Do I Really Need to Have a Test Environment?
The short answer: yes, you do need a test environment. But, let’s elaborate this for those that always try to avoid this matter. If you cannot afford the replication of your full production environment (servers and workstations), you can still use some reference machines currently in production but only those with low or no impact if something goes wrong.
For example, to test workstations you can use the IT department’s reference machines to test new updates or any other “friendly” user’s machine that won’t mind having to troubleshoot if some update does something unexpected. For mission critical services running on servers, most organizations should have a high availability scenario (for example: SQL Server cluster), and you can start patching using the “stand-by” node.
And of course we always have the virtualization alternative. Having one server (or even computer) with some resources available we can virtualize at least our main services and turn on those VMs when we need to test a new update; we can even use VMware Converter o System Center Virtual Machine Manager to convert Physical to Virtual Machines and place these machines in an isolated environment.
What do I Need to Know about my Environment?
Understand your environment, applications and services that need to be patched. There’s no need to have a good plan, and a schedule and test environment if you don’t know the right use cases of each platform you are updating.

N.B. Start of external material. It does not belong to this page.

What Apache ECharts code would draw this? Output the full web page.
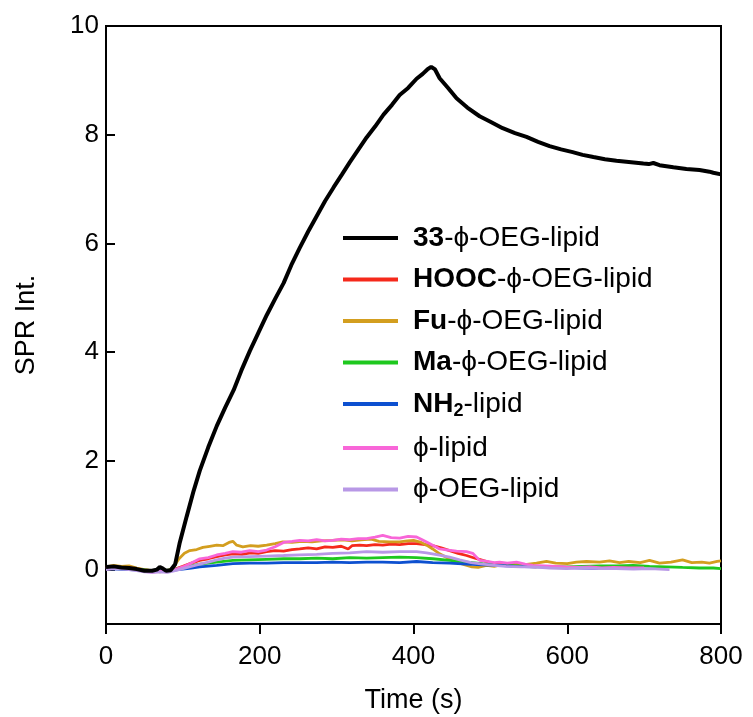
<!DOCTYPE html>
<html>
<head>
<meta charset="utf-8">
<script src="https://cdn.jsdelivr.net/npm/echarts@6/dist/echarts.min.js"></script>
<style>
  html, body { margin: 0; padding: 0; background: #fff; }
  #main { width: 753px; height: 717px; }
</style>
</head>
<body>
<div id="main"></div>
<script>
var font = 'Liberation Sans, Arial, Helvetica, sans-serif';

var yTicks = [0, 2, 4, 6, 8, 10];

var names = ['33-ϕ-OEG-lipid', 'HOOC-ϕ-OEG-lipid', 'Fu-ϕ-OEG-lipid', 'Ma-ϕ-OEG-lipid', 'NH2-lipid', 'ϕ-lipid', 'ϕ-OEG-lipid'];
var colors = ['#000000', '#f5291b', '#d39e1f', '#1ec81e', '#0d50d0', '#f866d8', '#b898e6'];

// [time (s), SPR intensity]
var d33 = [[0,0.05],[10,0.06],[20,0.04],[30,0.03],[40,0.01],[50,-0.02],[60,-0.02],[66,0.0],[70,0.05],[74,0.02],[78,-0.02],[84,-0.01],[90,0.1],[96,0.5],[105,0.98],[114,1.45],[122,1.82],[133,2.25],[144,2.64],[155,2.98],[166,3.3],[176,3.66],[187,4.02],[198,4.35],[209,4.68],[220,4.98],[231,5.27],[241,5.6],[252,5.92],[263,6.22],[274,6.5],[285,6.78],[296,7.03],[307,7.27],[317,7.49],[328,7.72],[339,7.95],[350,8.15],[361,8.37],[372,8.55],[382,8.73],[393,8.86],[404,9.03],[412,9.12],[418,9.2],[423,9.25],[428,9.2],[434,9.04],[445,8.86],[456,8.67],[470,8.5],[486,8.34],[500,8.24],[516,8.12],[532,8.03],[547,7.96],[562,7.87],[577,7.79],[592,7.73],[607,7.68],[620,7.63],[634,7.59],[649,7.55],[664,7.52],[680,7.5],[699,7.47],[706,7.46],[712,7.48],[720,7.44],[738,7.4],[755,7.37],[772,7.35],[785,7.32],[790,7.3],[800,7.27]];
var dHOOC = [[0,0.04],[15,0.05],[30,0.03],[45,0.0],[60,-0.02],[75,-0.03],[88,0.0],[100,0.06],[111,0.12],[122,0.17],[133,0.2],[144,0.24],[155,0.27],[165,0.29],[177,0.28],[188,0.31],[198,0.3],[209,0.33],[220,0.35],[231,0.34],[242,0.37],[252,0.38],[263,0.4],[274,0.38],[285,0.42],[295,0.41],[306,0.43],[315,0.38],[320,0.44],[330,0.45],[339,0.44],[350,0.46],[360,0.45],[371,0.47],[382,0.46],[393,0.48],[404,0.48],[415,0.46],[425,0.44],[436,0.4],[447,0.35],[458,0.3],[469,0.26],[480,0.21],[490,0.17],[500,0.13],[512,0.1],[525,0.08],[540,0.06],[560,0.05]];
var dFu = [[0,0.05],[10,0.08],[20,0.06],[30,0.07],[40,0.03],[50,0.0],[60,-0.02],[70,-0.04],[80,-0.02],[87,0.03],[95,0.2],[102,0.3],[109,0.35],[118,0.37],[126,0.41],[135,0.43],[144,0.45],[152,0.44],[160,0.5],[165,0.52],[170,0.45],[178,0.42],[188,0.44],[198,0.43],[209,0.45],[220,0.48],[230,0.51],[242,0.5],[255,0.52],[268,0.51],[280,0.53],[295,0.54],[308,0.55],[320,0.53],[332,0.55],[345,0.56],[355,0.52],[369,0.51],[382,0.51],[392,0.53],[400,0.54],[410,0.5],[417,0.45],[425,0.38],[434,0.29],[444,0.22],[455,0.14],[466,0.09],[476,0.05],[484,0.04],[495,0.08],[505,0.06],[515,0.09],[530,0.1],[545,0.09],[560,0.12],[573,0.15],[585,0.12],[600,0.11],[612,0.14],[625,0.15],[642,0.14],[655,0.16],[668,0.13],[680,0.15],[695,0.13],[707,0.17],[720,0.12],[735,0.14],[750,0.18],[762,0.13],[775,0.14],[785,0.12],[795,0.15],[800,0.16]];
var dMa = [[0,0.03],[15,0.02],[30,0.01],[45,0.0],[60,-0.02],[75,-0.02],[88,0.0],[100,0.04],[111,0.07],[122,0.1],[144,0.14],[165,0.17],[187,0.18],[209,0.19],[231,0.2],[252,0.2],[274,0.21],[295,0.2],[317,0.22],[339,0.21],[360,0.22],[382,0.23],[404,0.22],[425,0.2],[447,0.17],[469,0.14],[490,0.11],[512,0.08],[535,0.07],[555,0.06],[577,0.05],[599,0.05],[620,0.06],[642,0.07],[664,0.07],[686,0.08],[707,0.06],[729,0.05],[750,0.04],[772,0.03],[790,0.03],[800,0.02]];
var dNH2 = [[0,0.02],[15,0.01],[30,0.0],[45,-0.01],[60,-0.02],[75,-0.02],[88,-0.01],[100,0.01],[111,0.03],[122,0.05],[144,0.08],[165,0.11],[187,0.12],[209,0.12],[231,0.13],[252,0.13],[274,0.13],[295,0.14],[317,0.13],[339,0.14],[360,0.14],[382,0.13],[404,0.15],[425,0.13],[447,0.12],[469,0.1],[490,0.09],[512,0.08],[533,0.06],[555,0.05],[577,0.05],[599,0.04],[620,0.03],[642,0.02],[660,0.02]];
var dPhi = [[0,0.02],[10,0.05],[20,0.03],[30,0.04],[40,0.0],[50,-0.03],[60,-0.05],[70,-0.03],[80,-0.04],[90,0.0],[100,0.05],[111,0.12],[122,0.2],[133,0.22],[144,0.27],[155,0.3],[165,0.33],[176,0.32],[187,0.35],[198,0.33],[209,0.36],[220,0.42],[231,0.5],[242,0.52],[252,0.54],[263,0.53],[274,0.55],[285,0.53],[295,0.54],[306,0.56],[317,0.55],[328,0.57],[339,0.57],[350,0.6],[360,0.63],[371,0.59],[382,0.58],[393,0.61],[404,0.6],[410,0.56],[417,0.51],[425,0.45],[434,0.38],[445,0.36],[456,0.34],[469,0.33],[477,0.3],[486,0.17],[496,0.15],[505,0.13],[512,0.14],[522,0.12],[534,0.14],[545,0.1],[555,0.08],[570,0.07],[585,0.06],[599,0.05],[615,0.04],[630,0.05],[645,0.03],[660,0.04],[680,0.03],[700,0.03]];
var dPhiOEG = [[0,0.0],[10,0.02],[20,0.01],[30,0.0],[40,-0.02],[50,-0.04],[60,-0.05],[70,-0.04],[80,-0.05],[90,-0.02],[100,0.02],[111,0.06],[122,0.1],[133,0.14],[144,0.18],[155,0.21],[165,0.23],[187,0.24],[209,0.25],[231,0.26],[252,0.27],[274,0.28],[295,0.3],[317,0.31],[339,0.33],[360,0.32],[382,0.33],[404,0.33],[417,0.31],[432,0.27],[447,0.23],[460,0.18],[475,0.13],[490,0.1],[505,0.08],[520,0.06],[540,0.05],[555,0.05],[577,0.03],[599,0.02],[620,0.03],[642,0.02],[664,0.02],[686,0.01],[708,0.02],[733,0.0]];

var seriesData = [d33, dHOOC, dFu, dMa, dNH2, dPhi, dPhiOEG];

var legendText = {
  '33-ϕ-OEG-lipid': '{b|33}-ϕ-OEG-lipid',
  'HOOC-ϕ-OEG-lipid': '{b|HOOC}-ϕ-OEG-lipid',
  'Fu-ϕ-OEG-lipid': '{b|Fu}-ϕ-OEG-lipid',
  'Ma-ϕ-OEG-lipid': '{b|Ma}-ϕ-OEG-lipid',
  'NH2-lipid': '{b|NH}{sub|2}-lipid',
  'ϕ-lipid': 'ϕ-lipid',
  'ϕ-OEG-lipid': 'ϕ-OEG-lipid'
};

var myChart = echarts.init(document.getElementById('main'));

var option = {
  animation: false,
  backgroundColor: '#fff',
  textStyle: { fontFamily: font },
  grid: {
    left: 106, right: 32, top: 26, bottom: 93,
    show: true, borderColor: '#000', borderWidth: 2,
    outerBoundsMode: 'none'
  },
  legend: {
    orient: 'vertical',
    left: 338,
    top: 219,
    itemWidth: 55,
    itemHeight: 4,
    itemGap: 13.5,
    icon: 'rect',
    data: names,
    formatter: function (name) { return legendText[name]; },
    textStyle: {
      fontFamily: font,
      fontSize: 28,
      color: '#000',
      padding: [0, 0, 0, 10],
      rich: {
        b: { fontFamily: font, fontSize: 28, fontWeight: 'bold', color: '#000' },
        sub: { fontFamily: font, fontSize: 18, fontWeight: 'bold', color: '#000', padding: [15, 0, 0, 0] }
      }
    }
  },
  xAxis: {
    type: 'value',
    min: 0, max: 800, interval: 200,
    name: 'Time (s)',
    nameLocation: 'middle',
    nameGap: 63,
    nameTextStyle: { fontSize: 27, color: '#000', fontFamily: font },
    axisLine: { onZero: false, lineStyle: { color: '#000', width: 2 } },
    axisTick: { inside: false, length: 10, lineStyle: { color: '#000', width: 2 } },
    axisLabel: { fontSize: 26, color: '#000', margin: 20, fontFamily: font },
    splitLine: { show: false }
  },
  yAxis: {
    type: 'value',
    min: -1, max: 10,
    name: 'SPR Int.',
    nameLocation: 'middle',
    nameGap: 66,
    nameTextStyle: { fontSize: 27, color: '#000', fontFamily: font },
    axisLine: { show: true, onZero: false, lineStyle: { color: '#000', width: 2 } },
    axisTick: { show: true, inside: true, length: 9, customValues: yTicks, lineStyle: { color: '#000', width: 2 } },
    axisLabel: { fontSize: 26, color: '#000', margin: 7, customValues: yTicks, fontFamily: font },
    splitLine: { show: false }
  },
  series: names.map(function (n, i) {
    return {
      name: n,
      type: 'line',
      data: seriesData[i],
      showSymbol: false,
      symbol: 'none',
      color: colors[i],
      lineStyle: { color: colors[i], width: i === 0 ? 4 : 2.8 },
      z: i === 0 ? 3 : 2
    };
  })
};

option && myChart.setOption(option);
</script>
</body>
</html>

If there’s a homemade application, request a developer to script or give you a simple test to run in order to validate the application is working properly. The same applies for other platforms, like a database server, messaging server like Exchange, SharePoint or any other; you must have a few tests to run when you update your platform, if those are automated, even better.
Should I Change my Backup Plan if I have a Good Test Environment?
If you are thinking to have a more relaxed backup plan, the answer is no. There are some obvious reasons why - hardware failures and user errors can still occur in production; but even if we don’t consider those, having a test environment is no “silver bullet”. There will be scenarios where the behavior in testing can be slightly different than in production, and that “slight difference” can make a huge impact if we don’t have a way to recover it.
Even more, review your backup plan and ensure proper testing for those backups is being executed periodically.
Do I Need to Review my Current Service Level Agreement (SLA)?
Yes, of course. This is an important matter since, if we have a defined SLA, we will know the downtime windows we can have in our environment, therefore we will understand the schedule for applying updates we need in our organization.
And we can also find in the SLA, the priority for some services that will give us the input whether to implement a test environment for that service. For example, a SLA that requires high availability for the messaging platform will need to have replicated servers to properly test new updates.
Do I Really Need to Document the Patch Management Processes?
Please do. This is not just any other boring process for IT. For example, properly documented steps for testing will give us a way to guarantee repeatable and predictable steps in production.
As I always say, “there’s no golden rule” in the IT world but you can find general guidance and best practices. The best solution suited for your organization won’t apply in the next company; we must always assess and understand our environment, taking into account several key factors like: budget and costs; internal policies; legal compliances; defined SLAs and so on.